An intimate, well-conceived overhead double portrait that uses the top-down vantage to create an unconventional, almost cinematic intimacy between two heads-to-toe figures. The diagonal layout of the bodies and the gentle contrast of textures — leather, denim, hair, gravel — carry real mood. What holds it back most is the flat, overcast light, which leaves the faces a touch underexposed and lacking the sculpting that would lift the expressions. The wooden frame intruding at the bottom edge competes for attention without adding meaning. Tightening the crop and a small targeted lift on the faces would sharpen the emotional read considerably.
The overhead vantage is the strongest decision here, turning two reclining figures into an interlocking diagonal that fills the frame with quiet tension. The opposing orientations of the heads and the touching hands give the eye a clear path between them. The gravel negative space at the upper right breathes well. The weak point is the foreground: the weathered wooden beams crowd the bottom edge and pull attention away from the faces without adding narrative. A cleaner or more deliberate inclusion of that structure would steady the frame.
Soft, diffuse overcast light flatters skin evenly and avoids harsh shadows, suiting the tender mood. But that same flatness is the limitation — there is little directional shaping, so the faces lack dimensional modelling and the eyes carry no catchlights, dulling the connection that an intimate portrait depends on. The texture of the gravel and fabrics reads nicely under this even light. A touch of side or reflected fill aimed at the faces would add the sculpting and sparkle the expressions need to land.
Exposure is broadly controlled with no blown highlights in the bright gravel and retained detail in the dark leather and denim. The faces, however, sit slightly underexposed and a little muddy, which mutes the expressions that should anchor the image. Shadow detail in the man's hair and jacket is largely preserved. The overall balance leans dark to support the mood, which is a defensible choice, but a modest local lift on both faces would recover the emotional clarity without disturbing the deliberately moody base.
The muted, slightly desaturated palette is the image's signature strength — cool denim blues, the warm rust of the red hair, and neutral gravel form a cohesive, atmospheric grade. White balance leans cool, reinforcing the melancholy. Contrast is gentle and the tonal transitions across skin are smooth. The red hair provides a well-placed warm accent against the cool field. If anything, the skin tones drift faintly green-grey; a slight warmth correction on the faces alone would keep the cool mood while restoring a little life to the complexions.

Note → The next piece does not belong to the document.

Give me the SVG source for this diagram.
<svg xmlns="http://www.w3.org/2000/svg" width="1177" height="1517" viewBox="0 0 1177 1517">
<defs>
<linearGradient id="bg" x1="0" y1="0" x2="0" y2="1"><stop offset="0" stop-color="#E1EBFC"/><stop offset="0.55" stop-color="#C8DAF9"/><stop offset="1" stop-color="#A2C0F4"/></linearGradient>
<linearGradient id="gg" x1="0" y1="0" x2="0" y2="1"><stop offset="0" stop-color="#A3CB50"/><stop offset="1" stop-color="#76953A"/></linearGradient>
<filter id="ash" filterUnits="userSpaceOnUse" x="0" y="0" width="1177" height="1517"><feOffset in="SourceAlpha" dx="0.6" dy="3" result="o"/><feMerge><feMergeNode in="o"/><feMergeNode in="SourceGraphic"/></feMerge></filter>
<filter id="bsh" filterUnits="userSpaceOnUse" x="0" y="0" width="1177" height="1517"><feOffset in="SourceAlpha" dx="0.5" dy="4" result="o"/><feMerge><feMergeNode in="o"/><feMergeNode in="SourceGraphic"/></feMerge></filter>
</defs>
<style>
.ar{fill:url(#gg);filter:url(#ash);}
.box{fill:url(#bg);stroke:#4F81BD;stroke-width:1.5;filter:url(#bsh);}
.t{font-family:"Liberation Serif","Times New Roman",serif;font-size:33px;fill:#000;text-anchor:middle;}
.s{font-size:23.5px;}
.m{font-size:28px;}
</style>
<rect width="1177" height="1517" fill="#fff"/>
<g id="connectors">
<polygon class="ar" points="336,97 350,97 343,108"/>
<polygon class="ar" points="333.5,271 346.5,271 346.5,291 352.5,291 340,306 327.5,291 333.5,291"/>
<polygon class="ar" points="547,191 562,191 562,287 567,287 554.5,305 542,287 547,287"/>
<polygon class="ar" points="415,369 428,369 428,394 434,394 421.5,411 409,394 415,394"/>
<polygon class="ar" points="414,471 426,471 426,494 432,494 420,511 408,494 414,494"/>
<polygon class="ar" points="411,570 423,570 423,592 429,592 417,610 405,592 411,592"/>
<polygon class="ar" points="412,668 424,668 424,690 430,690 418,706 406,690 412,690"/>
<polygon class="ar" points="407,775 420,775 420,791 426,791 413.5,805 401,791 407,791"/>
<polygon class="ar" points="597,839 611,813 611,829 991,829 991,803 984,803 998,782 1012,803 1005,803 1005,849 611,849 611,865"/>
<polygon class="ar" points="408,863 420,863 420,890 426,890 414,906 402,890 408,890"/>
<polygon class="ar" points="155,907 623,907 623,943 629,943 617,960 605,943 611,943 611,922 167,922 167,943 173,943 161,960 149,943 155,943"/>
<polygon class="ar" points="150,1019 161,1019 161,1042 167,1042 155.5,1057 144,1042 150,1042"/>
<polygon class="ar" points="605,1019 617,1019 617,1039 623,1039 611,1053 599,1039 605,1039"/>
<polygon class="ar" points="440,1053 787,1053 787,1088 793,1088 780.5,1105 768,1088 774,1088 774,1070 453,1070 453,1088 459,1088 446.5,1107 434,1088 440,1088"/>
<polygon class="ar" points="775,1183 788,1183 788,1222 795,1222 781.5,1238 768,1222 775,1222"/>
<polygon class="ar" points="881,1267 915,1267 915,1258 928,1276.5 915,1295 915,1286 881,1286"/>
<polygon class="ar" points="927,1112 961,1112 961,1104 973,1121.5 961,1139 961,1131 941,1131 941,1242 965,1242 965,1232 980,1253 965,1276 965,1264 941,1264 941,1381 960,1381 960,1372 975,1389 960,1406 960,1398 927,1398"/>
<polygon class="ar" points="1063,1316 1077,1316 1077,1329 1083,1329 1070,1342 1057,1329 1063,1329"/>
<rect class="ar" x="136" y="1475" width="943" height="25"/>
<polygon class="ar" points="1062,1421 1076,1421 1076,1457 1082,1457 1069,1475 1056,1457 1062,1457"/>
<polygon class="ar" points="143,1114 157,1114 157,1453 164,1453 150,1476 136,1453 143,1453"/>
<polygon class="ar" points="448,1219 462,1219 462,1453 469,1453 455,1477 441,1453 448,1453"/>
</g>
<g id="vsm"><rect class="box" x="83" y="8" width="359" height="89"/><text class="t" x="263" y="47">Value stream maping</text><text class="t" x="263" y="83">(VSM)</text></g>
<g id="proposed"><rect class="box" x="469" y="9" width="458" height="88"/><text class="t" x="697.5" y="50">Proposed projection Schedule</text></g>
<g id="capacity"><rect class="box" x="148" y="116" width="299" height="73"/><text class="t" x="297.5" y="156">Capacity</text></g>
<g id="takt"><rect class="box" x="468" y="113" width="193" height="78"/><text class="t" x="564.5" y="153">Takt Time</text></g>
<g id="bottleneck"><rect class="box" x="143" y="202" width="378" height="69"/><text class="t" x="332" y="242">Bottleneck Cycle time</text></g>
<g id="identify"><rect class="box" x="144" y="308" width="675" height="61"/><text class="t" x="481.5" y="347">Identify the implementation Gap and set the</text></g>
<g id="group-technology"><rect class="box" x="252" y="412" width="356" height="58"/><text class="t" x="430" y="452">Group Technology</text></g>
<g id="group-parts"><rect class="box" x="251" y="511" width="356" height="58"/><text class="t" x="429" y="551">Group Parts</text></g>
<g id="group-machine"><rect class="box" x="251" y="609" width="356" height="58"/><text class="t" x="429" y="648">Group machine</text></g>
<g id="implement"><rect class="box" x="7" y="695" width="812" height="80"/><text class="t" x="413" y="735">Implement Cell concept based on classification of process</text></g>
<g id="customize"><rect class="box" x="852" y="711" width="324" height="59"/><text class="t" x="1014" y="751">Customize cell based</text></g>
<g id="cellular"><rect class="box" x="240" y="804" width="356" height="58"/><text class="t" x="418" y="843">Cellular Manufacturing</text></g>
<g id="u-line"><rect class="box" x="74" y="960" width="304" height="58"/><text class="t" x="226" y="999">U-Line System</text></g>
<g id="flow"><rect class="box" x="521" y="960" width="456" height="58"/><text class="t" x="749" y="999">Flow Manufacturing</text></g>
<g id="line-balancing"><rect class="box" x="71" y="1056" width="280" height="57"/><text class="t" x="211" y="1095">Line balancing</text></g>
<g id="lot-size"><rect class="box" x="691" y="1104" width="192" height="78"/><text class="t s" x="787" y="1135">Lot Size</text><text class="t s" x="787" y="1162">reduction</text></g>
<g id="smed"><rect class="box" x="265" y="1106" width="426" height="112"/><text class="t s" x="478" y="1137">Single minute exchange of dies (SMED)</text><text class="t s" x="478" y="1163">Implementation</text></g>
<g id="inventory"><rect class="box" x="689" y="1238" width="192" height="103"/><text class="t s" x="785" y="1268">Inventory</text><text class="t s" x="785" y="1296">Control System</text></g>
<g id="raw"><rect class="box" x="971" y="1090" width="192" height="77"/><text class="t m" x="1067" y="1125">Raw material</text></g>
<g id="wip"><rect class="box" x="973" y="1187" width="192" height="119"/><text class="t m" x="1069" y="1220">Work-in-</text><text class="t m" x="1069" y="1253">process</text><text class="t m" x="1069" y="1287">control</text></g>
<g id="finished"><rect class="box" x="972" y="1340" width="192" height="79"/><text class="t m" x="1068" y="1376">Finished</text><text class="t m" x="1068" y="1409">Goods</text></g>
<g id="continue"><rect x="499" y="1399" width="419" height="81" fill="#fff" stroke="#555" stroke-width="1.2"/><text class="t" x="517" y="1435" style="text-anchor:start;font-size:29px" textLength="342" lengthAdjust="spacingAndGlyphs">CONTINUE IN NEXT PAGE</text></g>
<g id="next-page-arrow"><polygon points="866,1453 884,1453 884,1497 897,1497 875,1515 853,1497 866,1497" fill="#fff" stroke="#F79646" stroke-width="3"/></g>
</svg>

Focus appears accurate on the man's face, which is the natural reading point, and the woman's features hold acceptable sharpness given the shared focal plane of two people lying flat. Depth of field looks sufficient to keep both subjects rendered, a sensible choice for a two-person portrait where isolation would break the connection. There is no obvious motion blur, and noise is well controlled in the shadows, suggesting a clean capture at a reasonable ISO. The wide-ish framing from above is handled steadily with no visible camera shake. The main technical opportunity is in critical sharpness on the eyes — the man's eyes carry the gaze but sit just shy of tack-sharp, and a slightly smaller aperture or more precise focus point would lock them. The overhead perspective also introduces mild lens distortion at the edges, most visible in the foreground beams; a longer focal length from higher up would flatten that and reduce the edge stretching while preserving the intimate compression between the two faces.